AI Data Augmentation
AI Data Augmentation is a technique used in machine learning to increase the amount and diversity of data without collecting new raw samples. Instead of finding more data, it involves creating "synthetic" variations of existing data. This is crucial because deep learning models require vast amounts of data to generalize well and avoid overfitting (where a model memorizes the training data but fails on new, unseen data).
Core Methods of Data Augmentation
Data augmentation strategies vary significantly depending on
the type of data being processed:
1. Computer Vision (Image Data)
This is the most common application. By slightly altering an
image, you teach the model that the object remains the same regardless of its
orientation or lighting.
- Geometric Transformations: Flipping (horizontal/vertical),
rotation, cropping, and scaling.
- Color Space Transformations: Adjusting brightness, contrast,
saturation, or adding "noise" to the image.
- Kernel Filters: Sharpening or blurring images
to make the model more resilient to low-quality inputs.

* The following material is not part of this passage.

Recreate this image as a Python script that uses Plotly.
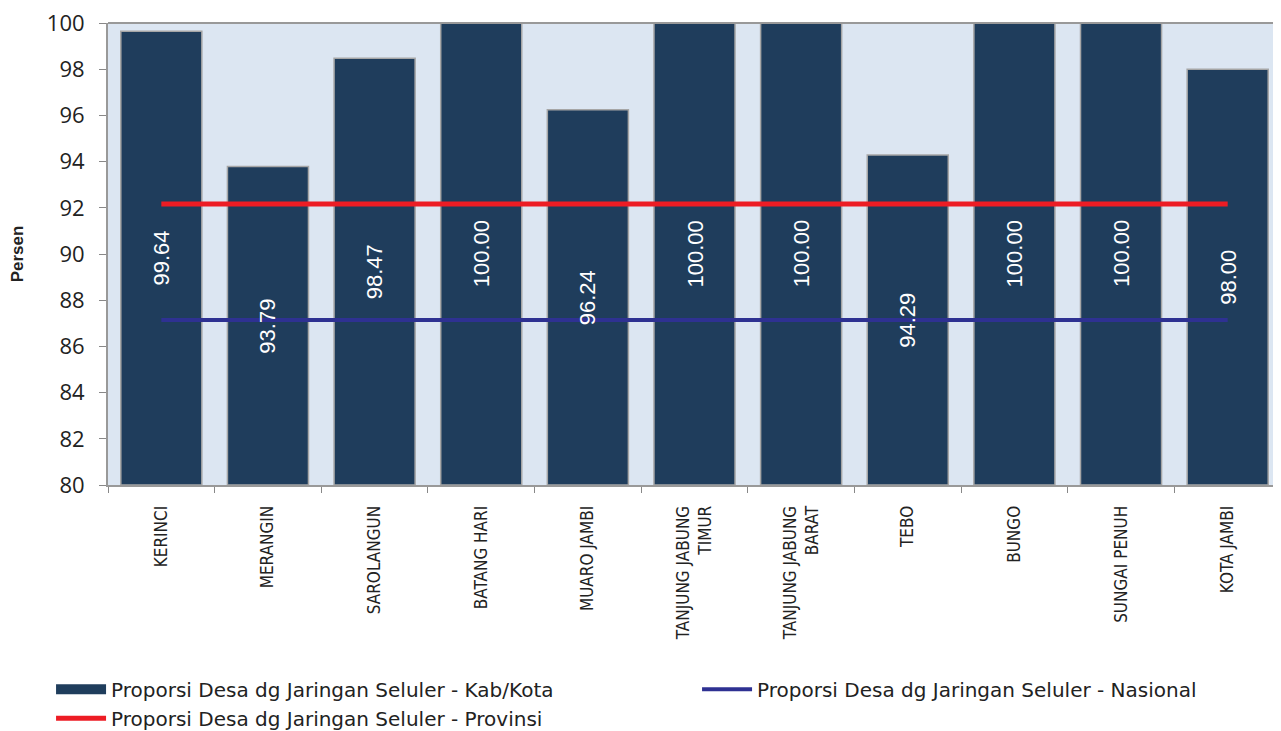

- Random Erasing: Deleting a small random part of
the image to force the model to look at the whole object rather than one
specific feature.
2. Natural Language Processing (Text Data)
Augmenting text is more complex because changing a single
word can alter the entire meaning (semantics).
- Synonym Replacement: Replacing random words with
their synonyms using databases like WordNet.
- Back Translation: Translating a sentence into
another language (e.g., English to French) and then back to the original
language to get a slightly rephrased version.
- Random Insertion/Deletion: Adding or removing non-critical
words to make the model focus on core keywords.
3. Audio Data
Used extensively in speech recognition and music AI.
- Noise Injection: Adding background white noise.
- Time Shifting: Moving the audio forward or
backward.
- Pitch Shifting: Changing the pitch of the audio without affecting the speed.